**Working data**
= = =

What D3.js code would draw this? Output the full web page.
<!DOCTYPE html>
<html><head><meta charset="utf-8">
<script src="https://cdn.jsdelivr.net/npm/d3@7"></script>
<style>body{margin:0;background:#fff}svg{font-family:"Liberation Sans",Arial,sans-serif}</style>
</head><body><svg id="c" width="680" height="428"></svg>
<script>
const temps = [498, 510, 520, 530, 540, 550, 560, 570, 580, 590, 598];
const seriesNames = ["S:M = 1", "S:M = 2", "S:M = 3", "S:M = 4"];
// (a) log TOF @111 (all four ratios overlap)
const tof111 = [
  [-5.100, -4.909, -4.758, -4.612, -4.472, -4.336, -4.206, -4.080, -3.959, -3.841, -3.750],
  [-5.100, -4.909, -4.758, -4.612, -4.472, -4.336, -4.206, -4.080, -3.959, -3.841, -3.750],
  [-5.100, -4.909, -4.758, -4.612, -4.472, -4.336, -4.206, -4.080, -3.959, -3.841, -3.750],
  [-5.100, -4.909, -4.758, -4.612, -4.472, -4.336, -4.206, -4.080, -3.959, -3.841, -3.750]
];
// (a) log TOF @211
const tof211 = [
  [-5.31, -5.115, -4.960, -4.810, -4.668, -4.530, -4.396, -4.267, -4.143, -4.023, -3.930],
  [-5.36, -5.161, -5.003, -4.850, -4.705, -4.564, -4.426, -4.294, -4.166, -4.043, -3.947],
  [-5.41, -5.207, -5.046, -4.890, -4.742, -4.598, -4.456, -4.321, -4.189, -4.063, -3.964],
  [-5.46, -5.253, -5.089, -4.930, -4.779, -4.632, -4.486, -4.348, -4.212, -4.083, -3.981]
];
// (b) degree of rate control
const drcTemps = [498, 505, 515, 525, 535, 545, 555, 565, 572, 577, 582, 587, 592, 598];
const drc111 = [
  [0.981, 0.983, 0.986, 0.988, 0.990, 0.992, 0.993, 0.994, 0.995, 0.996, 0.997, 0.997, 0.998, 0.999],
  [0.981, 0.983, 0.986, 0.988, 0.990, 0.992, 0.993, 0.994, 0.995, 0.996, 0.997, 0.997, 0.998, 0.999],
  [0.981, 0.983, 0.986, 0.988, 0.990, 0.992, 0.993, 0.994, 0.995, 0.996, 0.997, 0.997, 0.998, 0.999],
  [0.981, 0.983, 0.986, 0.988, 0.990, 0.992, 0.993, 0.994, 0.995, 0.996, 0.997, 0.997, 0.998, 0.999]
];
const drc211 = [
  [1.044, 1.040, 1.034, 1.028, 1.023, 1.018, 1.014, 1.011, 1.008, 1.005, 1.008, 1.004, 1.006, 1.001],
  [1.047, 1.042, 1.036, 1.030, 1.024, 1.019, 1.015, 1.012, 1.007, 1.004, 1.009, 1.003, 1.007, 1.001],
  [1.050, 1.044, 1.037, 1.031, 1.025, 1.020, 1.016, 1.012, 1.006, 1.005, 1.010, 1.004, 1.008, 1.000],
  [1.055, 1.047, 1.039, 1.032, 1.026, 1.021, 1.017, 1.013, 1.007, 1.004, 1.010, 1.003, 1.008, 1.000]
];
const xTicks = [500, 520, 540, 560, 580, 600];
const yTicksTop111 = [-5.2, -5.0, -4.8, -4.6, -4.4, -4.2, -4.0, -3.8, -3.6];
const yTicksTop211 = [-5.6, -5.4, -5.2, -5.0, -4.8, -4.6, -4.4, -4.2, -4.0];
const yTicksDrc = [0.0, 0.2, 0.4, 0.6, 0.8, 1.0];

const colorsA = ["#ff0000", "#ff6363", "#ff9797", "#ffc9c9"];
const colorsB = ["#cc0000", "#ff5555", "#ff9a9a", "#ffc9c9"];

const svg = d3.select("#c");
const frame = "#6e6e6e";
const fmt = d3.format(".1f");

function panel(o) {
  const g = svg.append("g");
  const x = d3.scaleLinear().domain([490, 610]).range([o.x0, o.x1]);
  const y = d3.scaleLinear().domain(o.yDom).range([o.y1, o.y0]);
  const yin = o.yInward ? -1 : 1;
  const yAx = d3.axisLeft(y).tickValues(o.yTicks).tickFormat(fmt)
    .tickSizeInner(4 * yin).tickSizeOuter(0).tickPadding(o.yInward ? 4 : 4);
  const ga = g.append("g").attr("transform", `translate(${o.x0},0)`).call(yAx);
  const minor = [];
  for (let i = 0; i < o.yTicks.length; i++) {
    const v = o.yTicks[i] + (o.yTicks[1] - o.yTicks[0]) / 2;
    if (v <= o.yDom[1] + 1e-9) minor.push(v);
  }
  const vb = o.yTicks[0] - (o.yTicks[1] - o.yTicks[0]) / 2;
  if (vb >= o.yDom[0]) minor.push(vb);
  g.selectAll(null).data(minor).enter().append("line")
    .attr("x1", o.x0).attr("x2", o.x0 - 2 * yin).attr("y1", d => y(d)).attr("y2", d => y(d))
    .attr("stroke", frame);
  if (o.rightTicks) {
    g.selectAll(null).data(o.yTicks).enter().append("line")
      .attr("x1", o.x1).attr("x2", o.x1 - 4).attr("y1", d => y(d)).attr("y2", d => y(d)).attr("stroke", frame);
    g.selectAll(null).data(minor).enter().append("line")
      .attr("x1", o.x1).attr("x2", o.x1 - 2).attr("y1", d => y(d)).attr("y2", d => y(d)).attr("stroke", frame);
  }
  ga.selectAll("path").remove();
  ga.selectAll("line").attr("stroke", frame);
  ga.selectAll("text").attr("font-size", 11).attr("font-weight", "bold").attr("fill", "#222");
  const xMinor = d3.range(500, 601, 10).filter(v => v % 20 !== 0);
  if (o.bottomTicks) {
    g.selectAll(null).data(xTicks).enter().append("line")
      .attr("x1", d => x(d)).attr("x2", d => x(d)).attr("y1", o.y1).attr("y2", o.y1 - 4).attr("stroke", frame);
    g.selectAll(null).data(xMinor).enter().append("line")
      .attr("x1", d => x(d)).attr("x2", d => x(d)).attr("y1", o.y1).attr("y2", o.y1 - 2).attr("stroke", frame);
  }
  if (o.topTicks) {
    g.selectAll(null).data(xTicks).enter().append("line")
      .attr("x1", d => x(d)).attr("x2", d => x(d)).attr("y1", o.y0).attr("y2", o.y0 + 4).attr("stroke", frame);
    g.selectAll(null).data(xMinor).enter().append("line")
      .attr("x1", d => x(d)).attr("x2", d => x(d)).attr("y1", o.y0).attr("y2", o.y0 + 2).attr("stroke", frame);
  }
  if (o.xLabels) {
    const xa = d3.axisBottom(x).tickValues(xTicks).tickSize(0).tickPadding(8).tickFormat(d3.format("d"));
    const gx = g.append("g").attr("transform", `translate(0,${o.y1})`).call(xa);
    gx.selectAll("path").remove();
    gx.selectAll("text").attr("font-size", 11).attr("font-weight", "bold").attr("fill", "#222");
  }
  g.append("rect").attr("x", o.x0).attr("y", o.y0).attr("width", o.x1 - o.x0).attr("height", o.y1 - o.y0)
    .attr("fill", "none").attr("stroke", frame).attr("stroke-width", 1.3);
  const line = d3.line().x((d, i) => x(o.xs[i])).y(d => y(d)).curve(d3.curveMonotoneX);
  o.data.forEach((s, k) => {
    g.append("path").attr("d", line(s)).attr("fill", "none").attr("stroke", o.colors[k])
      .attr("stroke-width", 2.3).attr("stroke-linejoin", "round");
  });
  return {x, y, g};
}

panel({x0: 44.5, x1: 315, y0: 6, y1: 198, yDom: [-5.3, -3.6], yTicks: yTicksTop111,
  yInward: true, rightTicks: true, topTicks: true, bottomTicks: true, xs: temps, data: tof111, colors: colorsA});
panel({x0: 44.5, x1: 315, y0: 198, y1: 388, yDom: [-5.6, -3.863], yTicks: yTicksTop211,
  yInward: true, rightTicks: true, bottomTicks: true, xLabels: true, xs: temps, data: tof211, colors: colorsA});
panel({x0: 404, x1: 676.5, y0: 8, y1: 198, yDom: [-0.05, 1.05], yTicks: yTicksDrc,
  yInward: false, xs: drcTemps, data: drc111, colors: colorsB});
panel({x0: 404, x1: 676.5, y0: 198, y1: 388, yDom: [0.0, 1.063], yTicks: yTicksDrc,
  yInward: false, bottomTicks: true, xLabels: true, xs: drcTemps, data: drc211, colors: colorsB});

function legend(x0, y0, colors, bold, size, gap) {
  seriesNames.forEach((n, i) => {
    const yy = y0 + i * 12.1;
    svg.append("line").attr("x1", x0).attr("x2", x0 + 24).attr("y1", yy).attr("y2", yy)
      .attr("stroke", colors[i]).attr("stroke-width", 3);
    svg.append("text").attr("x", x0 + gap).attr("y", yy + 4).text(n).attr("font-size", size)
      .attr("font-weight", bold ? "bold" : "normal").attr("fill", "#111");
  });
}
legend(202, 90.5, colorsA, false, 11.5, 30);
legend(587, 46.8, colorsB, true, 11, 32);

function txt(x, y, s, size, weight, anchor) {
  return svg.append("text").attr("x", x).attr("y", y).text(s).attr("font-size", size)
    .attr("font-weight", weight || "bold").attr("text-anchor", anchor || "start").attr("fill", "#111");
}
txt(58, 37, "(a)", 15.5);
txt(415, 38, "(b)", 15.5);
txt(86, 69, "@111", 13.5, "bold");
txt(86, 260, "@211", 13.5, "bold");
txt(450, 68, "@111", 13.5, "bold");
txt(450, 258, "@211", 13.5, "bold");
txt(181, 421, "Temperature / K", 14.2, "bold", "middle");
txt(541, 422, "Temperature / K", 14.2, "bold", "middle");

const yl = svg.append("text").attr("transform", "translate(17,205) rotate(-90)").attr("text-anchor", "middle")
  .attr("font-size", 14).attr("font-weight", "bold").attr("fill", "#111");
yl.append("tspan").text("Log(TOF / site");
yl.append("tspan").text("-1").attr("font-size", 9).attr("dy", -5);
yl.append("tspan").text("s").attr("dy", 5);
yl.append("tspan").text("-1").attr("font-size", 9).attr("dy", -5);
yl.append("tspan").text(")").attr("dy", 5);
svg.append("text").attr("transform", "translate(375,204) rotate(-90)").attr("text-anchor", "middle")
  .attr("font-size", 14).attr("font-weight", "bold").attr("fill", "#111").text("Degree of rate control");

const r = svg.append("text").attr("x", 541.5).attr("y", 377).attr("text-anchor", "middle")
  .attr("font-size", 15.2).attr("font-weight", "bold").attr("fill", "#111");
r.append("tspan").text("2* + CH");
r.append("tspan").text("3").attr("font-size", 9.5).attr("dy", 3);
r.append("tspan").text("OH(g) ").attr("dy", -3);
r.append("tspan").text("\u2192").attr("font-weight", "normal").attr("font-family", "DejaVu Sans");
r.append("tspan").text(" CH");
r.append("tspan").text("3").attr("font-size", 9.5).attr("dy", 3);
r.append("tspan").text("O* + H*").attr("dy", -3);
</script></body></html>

= = =

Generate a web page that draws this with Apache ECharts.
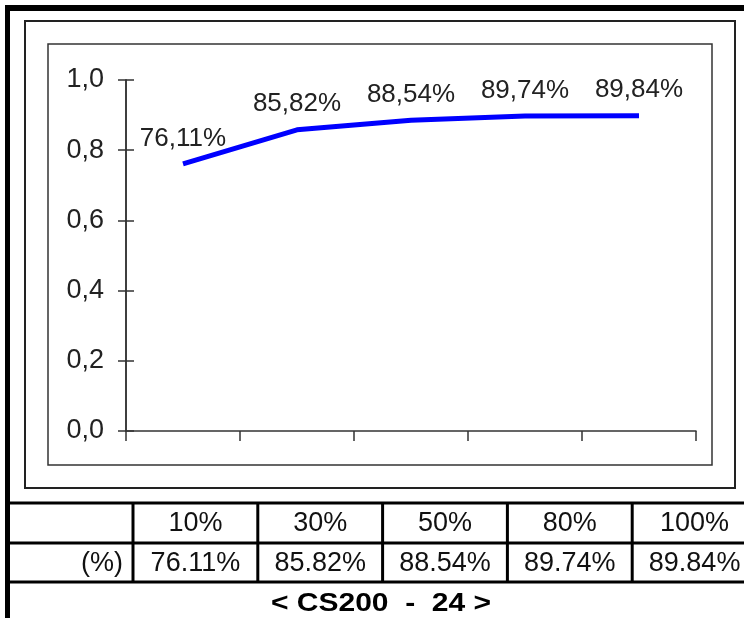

= = =

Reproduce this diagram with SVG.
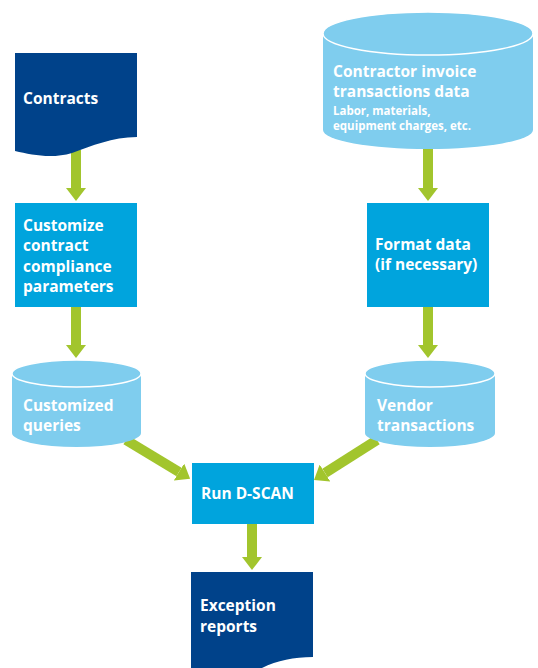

= = =

**Problem to solve**
Find and copy every line in the entries above where the string "this" occurs.

**The output**
What D3.js code would draw this? Output the full web page.
Generate a web page that draws this with Apache ECharts.
Reproduce this diagram with SVG.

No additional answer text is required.